A transport layer for live streaming in a content delivery network
Kontothanassis, L.
Sitaraman, R.
Wein, J.
Hong, D.
Kleinberg, R.
Mancuso, B.
Shaw, D.
Stodolsky, D.
Akamai Technol., Cambridge, MA, USA;
This paper appears in: Proceedings of the IEEE
Publication Date: Sept. 2004
Volume: 92,
Issue: 9
On page(s): 1408- 1419
ISSN: 0018-9219
INSPEC Accession Number: 8079389
Digital Object Identifier: 10.1109/JPROC.2004.832956
Current Version Published: 2004-08-16
Abstract
Streaming media on the Internet has experienced rapid growth over the last few years and will continue to increase in importance as broadband technologies and authoring tools continue to improve. As the Internet becomes an increasingly popular alternative to traditional communications media, Internet streaming will become a significant component of many content providers' communications strategies. Internet streaming, however, poses significant challenges for content providers, since it has significant distribution problems.

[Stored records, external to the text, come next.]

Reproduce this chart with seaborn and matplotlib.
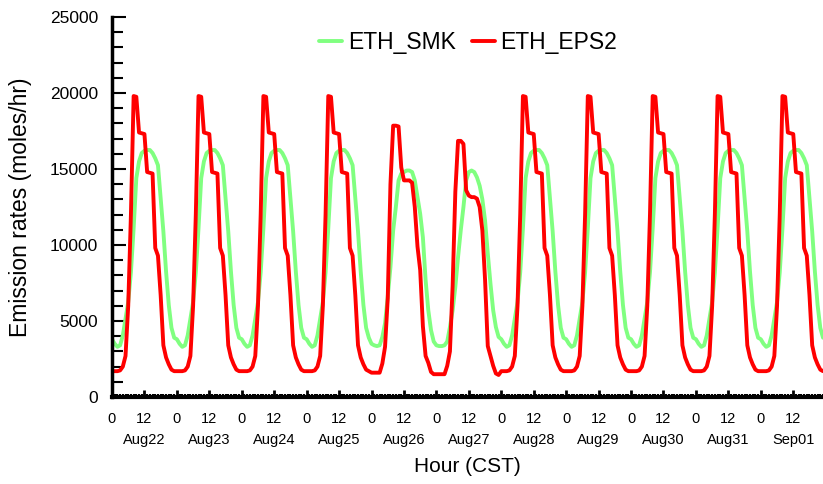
import numpy as np
import pandas as pd
import matplotlib
matplotlib.use("Agg")
import matplotlib.pyplot as plt
import matplotlib.transforms as mtransforms
from matplotlib.ticker import MultipleLocator, FixedLocator, FixedFormatter
import seaborn as sns

# Day labels along the hour axis and which hourly profile each day follows
days = ["Aug22", "Aug23", "Aug24", "Aug25", "Aug26", "Aug27",
        "Aug28", "Aug29", "Aug30", "Aug31", "Sep01"]
day_kind = ["weekday", "weekday", "weekday", "weekday", "saturday", "sunday",
            "weekday", "weekday", "weekday", "weekday", "weekday"]

# Hourly ethane emission rates (moles/hr), hours 0..23 CST
smk_weekday = [3800, 3500, 3300, 3400, 4050, 5150, 6250, 8200, 11100, 14400, 15500, 16050,
               16200, 16250, 16250, 16050, 15700, 15250, 13100, 10900, 8250, 6050, 4550, 3900]
smk_saturday = [3500, 3400, 3350, 3400, 3950, 4850, 6600, 8550, 10950, 12500, 14250, 14700,
                14800, 14900, 14900, 14800, 14250, 13150, 12050, 10500, 7700, 5700, 4400, 3650]
smk_sunday = [3400, 3350, 3350, 3400, 3650, 4600, 5700, 7250, 9200, 10950, 12500, 14250,
              14800, 14900, 14800, 14450, 13900, 13000, 11600, 9450, 7450, 5700, 4600, 3950]

eps_weekday = [1700, 1700, 1700, 1750, 2000, 2700, 6000, 12000, 19800, 19750, 17400, 17350,
               17300, 14800, 14750, 14700, 9800, 9300, 6700, 3400, 2600, 2150, 1800, 1700]
eps_saturday = [1600, 1600, 1600, 1600, 2200, 3300, 6500, 14000, 17850, 17850, 17800, 15100,
                14250, 14250, 14250, 14100, 12500, 9900, 8350, 4650, 2700, 2250, 1650, 1500]
eps_sunday = [1500, 1500, 1500, 1500, 2050, 3000, 7300, 13500, 16850, 16850, 16650, 13600,
              13250, 13150, 13150, 13050, 12500, 10950, 7700, 3350, 2700, 2050, 1550, 1450]

smk_profiles = {"weekday": smk_weekday, "saturday": smk_saturday, "sunday": smk_sunday}
eps_profiles = {"weekday": eps_weekday, "saturday": eps_saturday, "sunday": eps_sunday}

smk = np.concatenate([smk_profiles[k] for k in day_kind])
eps = np.concatenate([eps_profiles[k] for k in day_kind])
hours = np.arange(len(smk))
n = len(hours)

df = pd.DataFrame({
    "hour": np.concatenate([hours, hours]),
    "rate": np.concatenate([smk, eps]),
    "species": ["ETH_SMK"] * n + ["ETH_EPS2"] * n,
})

sns.set_style("ticks")
plt.rcParams["font.family"] = ["Liberation Sans", "DejaVu Sans"]
plt.rcParams.update({
    "text.color": "black",
    "axes.labelcolor": "black",
    "axes.edgecolor": "black",
    "xtick.color": "black",
    "ytick.color": "black",
})

W, H = 823, 484
fig = plt.figure(figsize=(W / 100, H / 100), dpi=100)
x0, x1, y0, y1 = 112, 823, 17, 397
ax = fig.add_axes([x0 / W, (H - y1) / H, (x1 - x0) / W, (y1 - y0) / H])

palette = {"ETH_SMK": "#80ff80", "ETH_EPS2": "#ff0000"}
sns.lineplot(data=df, x="hour", y="rate", hue="species",
             hue_order=["ETH_SMK", "ETH_EPS2"], palette=palette,
             estimator=None, linewidth=2.8, legend=False, ax=ax)

ax.set_xlim(0, 263)
ax.set_ylim(0, 25000)

for side in ("top", "right"):
    ax.spines[side].set_visible(False)
ax.spines["left"].set_linewidth(2.5)
ax.spines["bottom"].set_linewidth(3)

# y axis: labelled every 5000, small ticks every 1000
ax.yaxis.set_major_locator(MultipleLocator(5000))
ax.yaxis.set_minor_locator(MultipleLocator(1000))
ax.tick_params(axis="y", which="major", direction="in", length=10, width=1.5,
               labelsize=12.5, pad=10)
ax.tick_params(axis="y", which="minor", direction="in", length=8, width=1.5)

# x axis: hour-of-day labels every 12 h, small ticks every hour
major_hours = list(range(0, 264, 12))
ax.xaxis.set_major_locator(FixedLocator(major_hours))
ax.xaxis.set_major_formatter(FixedFormatter([str(h % 24) for h in major_hours]))
ax.xaxis.set_minor_locator(MultipleLocator(1))
ax.tick_params(axis="x", which="major", direction="in", length=5, width=2,
               labelsize=10.5, pad=11)
ax.tick_params(axis="x", which="minor", direction="in", length=2.5, width=1.5)

trans = mtransforms.blended_transform_factory(ax.transData, ax.transAxes)
for d, name in enumerate(days):
    ax.text(d * 24 + 12, -0.113, name, transform=trans, ha="center", va="center",
            fontsize=10.5)

ax.set_xlabel("Hour (CST)", fontsize=15)
ax.xaxis.set_label_coords(0.5, -0.184)
ax.xaxis.label.set_va("center")
ax.set_ylabel("Emission rates (moles/hr)", fontsize=16.5)
ax.yaxis.set_label_coords(-0.129, 0.5)
ax.yaxis.label.set_va("center")

ax.legend(handles=ax.lines[:2], labels=["ETH_SMK", "ETH_EPS2"], loc="center",
          bbox_to_anchor=(0.501, 0.934), ncol=2, frameon=False, fontsize=16.5,
          handlelength=1.0, handletextpad=0.25, columnspacing=0.7)

fig.savefig("out.png", dpi=100)
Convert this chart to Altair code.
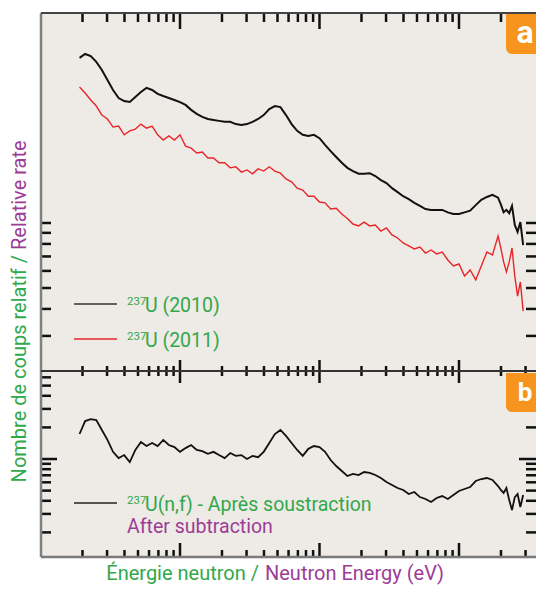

Scalability, quality, reliability, and cost are all issues that have to be addressed in a successful streaming media offering. Streaming content delivery networks (streaming CDNs) attempt to provide solutions to the bottlenecks encountered by streaming applications on the Internet. However, only a small number of them has been deployed, and little is known about the internal organization of these systems. In this paper, we discuss the design choices made during the evolution of Akamai's CDN for streaming media. In particular, we look at the design choices made to ensure the network's scalability, quality of delivered content, and reliability while keeping costs low. Performance studies conducted on the evolving system indicate that our design scores highly on all of the above categories.